Given the reaction: 2LiHCO_3 + SiO_2 \rightarrow Li_{2}CO_3 + SiO_2 + CO_2 + H_{2}O where SiO_2 is unaffected, the mass of the 2LiHCO_3 + SiO_2 is 9.62 g. and Li_{2}CO_3 + SiO_2 is 6.85 g., find:

a) mass loss due to CO_2 + H_{2}O
b) mass of LiHCO_3 in the original mixture
c) mass of SiO_2 in the new mixture

The Attempt at a Solution

a)The mass lost is just 9.62 g. - 6.85 g. = 2.77 g. of CO_2 + H_{2}O

b) For every 136 g. of LiHCO_3, 62 g. are lost to CO_2 + H_{2}O. So if 2.77 g. are lost to CO_2 + H_{2}O, then there was initially 0.79 g. of LiHCO_3

c) Since the mass of SiO_2 does not change, 9.62 g. in the original - 0.79 g. of LiHCO_3 = 8.83 g. SiO_2. But 8.83 g. of SiO_2 + 2.77 g. of CO_2 + H_{2}O is greater than 9.62 g. of the original mixture, so mass is not conserved. I don't think this is possible so I don't know what to do

 

[trollcast]

Don't trust my method on this one but I can get the numbers to add up.

Take your mass of C02 + H20 and work out the number of moles of CO2 AND H2O molecules you have.

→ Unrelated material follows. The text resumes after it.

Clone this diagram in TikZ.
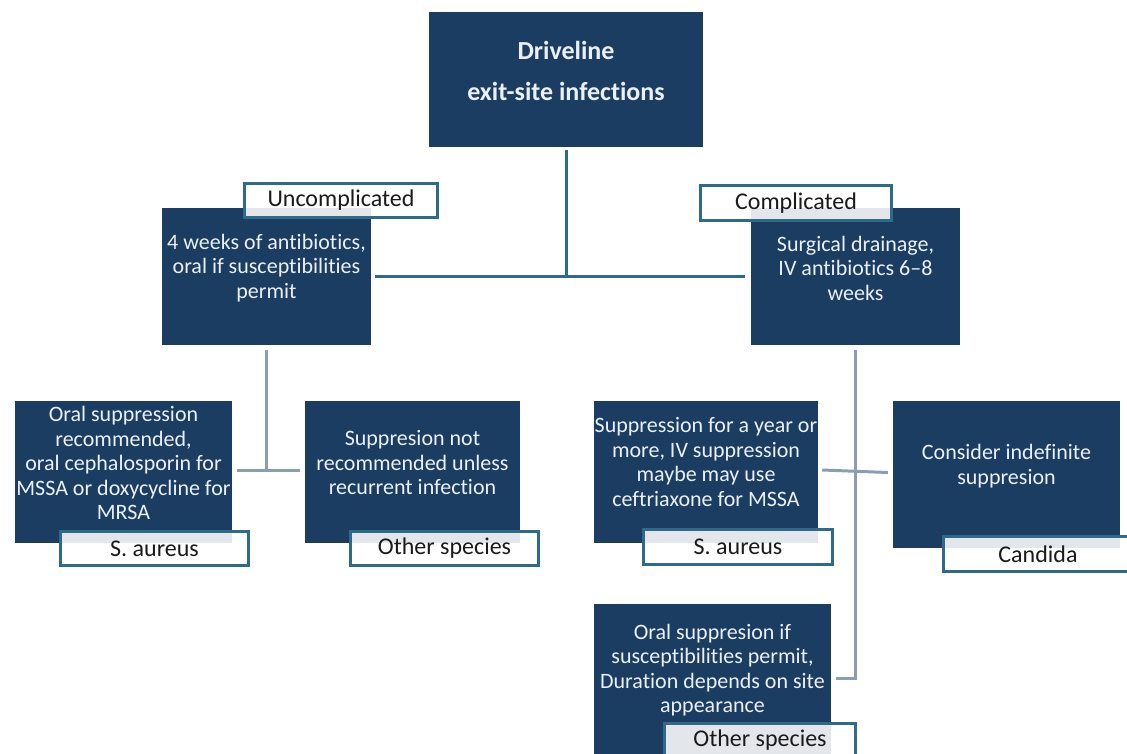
\documentclass[tikz,border=0pt]{standalone}
\usepackage{fontspec}
\setmainfont{Carlito}[Ligatures=NoCommon]
\usetikzlibrary{calc}
\definecolor{navy}{RGB}{27,61,98}
\definecolor{teal}{RGB}{46,107,138}
\definecolor{greyline}{RGB}{140,157,179}
\definecolor{boxtext}{RGB}{235,240,246}
\definecolor{labtext}{RGB}{26,26,26}
\tikzset{
  dbox/.style={fill=navy, draw=none, inner sep=0pt},
  dtext/.style={text=boxtext, align=center, inner sep=0pt,
    font=\fontsize{22}{24.5}\selectfont},
  labbox/.style={draw=teal, line width=3pt, fill=white, fill opacity=0.88,
    text opacity=1, text=labtext, inner sep=0pt,
    font=\fontsize{24}{28}\selectfont},
  topconn/.style={draw=teal, line width=3pt},
  lowconn/.style={draw=greyline, line width=3pt},
}
\begin{document}
\begin{tikzpicture}[x=1pt,y=-1pt]
\useasboundingbox (0,0) rectangle (1127,753);
\fill[white] (0,0) rectangle (1127,753);

% top box
\node[dbox, minimum width=274pt, minimum height=135pt] (top) at (566,79.5) {};
\node[dtext, font=\fontsize{26}{41}\selectfont\bfseries] (topt) at (566,71) {Driveline\\exit-site infections};

% second level
\node[dbox, minimum width=209pt, minimum height=137pt] (ub) at (266.5,276.5) {};
\node[dtext] (ubt) at (266.5,268) {4 weeks of antibiotics,\\oral if susceptibilities\\permit};
\node[dbox, minimum width=209pt, minimum height=137pt] (cb) at (855.5,276.5) {};
\node[dtext] (cbt) at (855.5,268) {Surgical drainage,\\IV antibiotics 6--8\\weeks};

% third level left
\node[dbox, minimum width=217pt, minimum height=142pt] (ls) at (123.5,472) {};
\node[dtext] (lst) at (123.5,463) {Oral suppression\\recommended,\\oral cephalosporin for\\MSSA or doxycycline for\\MRSA};
\node[dbox, minimum width=215pt, minimum height=142pt] (lo) at (412.5,472) {};
\node[dtext] (lot) at (412.5,463) {Suppresion not\\recommended unless\\recurrent infection};

% third level right
\node[dbox, minimum width=224pt, minimum height=142pt] (rs) at (706,472) {};
\node[dtext] (rst) at (706,462) {Suppression for a year or\\more, IV suppression\\maybe may use\\ceftriaxone for MSSA};
\node[dbox, minimum width=227pt, minimum height=147pt] (rc) at (1006.5,474.5) {};
\node[dtext] (rct) at (1006.5,466) {Consider indefinite\\suppresion};
\node[dbox, minimum width=237pt, minimum height=170pt] (ro) at (712.5,689) {};
\node[dtext] (rot) at (712.5,670) {Oral suppresion if\\susceptibilities permit,\\Duration depends on site\\appearance};

% connectors
\coordinate (tj) at (top.south |- ub.east);
\draw[topconn] ($(top.south)+(0,3)$) -- (tj);
\draw[topconn] ($(ub.east)+(4,0)$) -- ($(cb.west)+(-6,0)$);

\coordinate (lj) at (ub.south |- 0,470);
\draw[lowconn] ($(ub.south)+(0,5)$) -- (lj);
\draw[lowconn] ($(ls.east)+(5,-2)$) -- ($(lo.west)+(-5,-2)$);

\coordinate (rj) at (cb.south |- 0,470);
\coordinate (re) at (cb.south |- 0,678);
\draw[lowconn] ($(cb.south)+(0,5)$) -- (re) -- ($(ro.east |- re)+(5,0)$);
\draw[lowconn] ($(rs.east)+(4,-2)$) -- ($(rc.west)+(-5,-2)$);

% labels
\node[labbox, minimum width=193pt, minimum height=34pt] (ul) at (341,200.5) {Uncomplicated};
\node[labbox, minimum width=191pt, minimum height=35pt] (cl) at (796,203) {Complicated};
\node[labbox, minimum width=188pt, minimum height=34pt] (lsl) at (154.5,548.5) {S. aureus};
\node[labbox, minimum width=188pt, minimum height=34pt] (lol) at (444.5,548.5) {Other species};
\node[labbox, minimum width=189pt, minimum height=35pt] (rsl) at (738,547) {S. aureus};
\node[labbox, minimum width=190pt, minimum height=35pt] (rcl) at (1038,554) {Candida};
\node[labbox, minimum width=191pt, minimum height=35pt] (rol) at (760,740.5) {Other species};
\end{tikzpicture}
\end{document}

Then use the ratios of the balancing numbers to work out the moles of the other reactants.

Then multiply by the RFM of the reactant to get the mass.

Ok that probably makes very little sense, but it might help.

 

[Borek]

So if 2.77 g. are lost to CO_2 + H_{2}O, then there was initially 0.79 g. of LiHCO_3

Check your math. Logic is sound, but you got your proportions wrong.